MIGUEL CARBAJAL
Cuando Joaquín Torres García falleció en 1949, abrió el candado para que empiece a propagarse la primera leyenda de la pintura uruguaya. Ha dejado atrás una obra que con el paso de los años se ubicará en la primera línea de la plática del Siglo XX junto a celebridades como Picasso y Mondrian, y el principio de un adiestramiento visual que formalizará la primera escuela estética del país ni bien el planísimo no resista la sobrevida de 10 años. Famoso, mistificado por sus alumnos, aplaudido por la intelectualidad deberá esperar diez años, sin embargo, para que la cosecha empiece a brindar dividendos dignos de su altura.

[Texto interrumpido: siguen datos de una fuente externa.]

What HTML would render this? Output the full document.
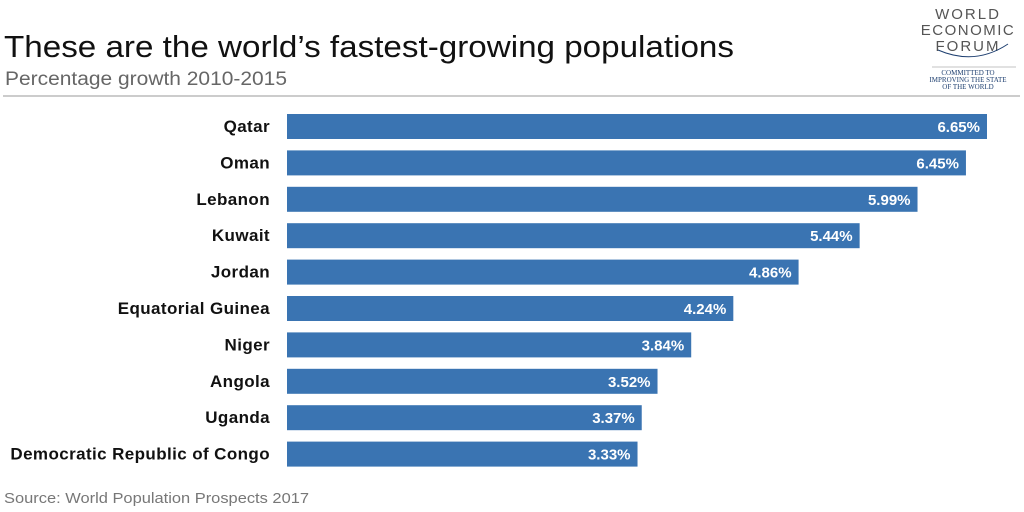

Es un maestro, y como tal se lo visualiza, pero hay más respeto en la mirada que enamoramiento; hasta que se producen, paradójicamente, las inundaciones del 59 y el país entero se organiza para apoyar a los damnificados. Kurt Speyer tiene una idea que parece ser rutinaria pero que termina transformando la percepción del país. Lo que se le ocurre a Speyer -desde ese momento el marchand de moda- es hacer una subasta en torno a la obra de los discípulos directos de Torres. No es la primera vez que esto ocurre pero lo que sorprende es el grado de entusiasmo que despiertan algunos de los exhibidores. El que se destaca, sobre todos, es Manuel Pailós, hasta ese momento un hombre de bajo perfil que ya había recibido encendidos elogios de la prensa extranjera. Uno de los primeros en advertir su impar calidad fue José Bergamín, dueño de una pupila privilegiada. Pailós batió récords en esa subasta e inició una excepcional carrera como solista. Speyer detectó muy rápido el asombro que provocaron sus cuadros y puso la galería a su disposición. En poco tiempo Pailós se transformó en una estrella del firmamento plástico y en un boom de venta a la altura de Damiani o de los desasosiegos que originaba Ángel Tejera en Punta del Este, junto con Solari, el cuarteto más cotizado de su cartera. Damiani ya era un artista rutilante.
Lo que Pailós obtuvo fue una obra cautivante de forma y de una libertad cromática que de inmediato conquistó corazones. No fue un trabajo difícil el suyo, fue más que nada un deslumbramiento que duró hasta su muerte. Y que se repite cada tanto. Los alumnos del Taller se convirtieron a su vez en maestros, algunos de alcance internacional como les sucedió a Gurvich y a Fonseca. Pero lo que apuntaló esas carreras fue el prestigio antes que nada, o el hallazgo de una temática de enorme alcance popular como le pasó a Storm.
Fuera del Taller, José Cuneo alcanzó furores mayores. Con sus lunas y sus cielos les descubrió a sus compatriotas un nuevo sentido de nocturnidad. Ningún otro artista del siglo pasado repitió esa hazaña. Hay que volver al Taller para que se repitan idilios tan restallantes. Dentro del constructivismo, pero con colores más sueltos, Walter Deliotti es otro pintor de notable alcance. Se mueve dentro de las coordenadas del Taller; como Pailós se anima a colores más atrevidos y obtiene lecturas sugestivas.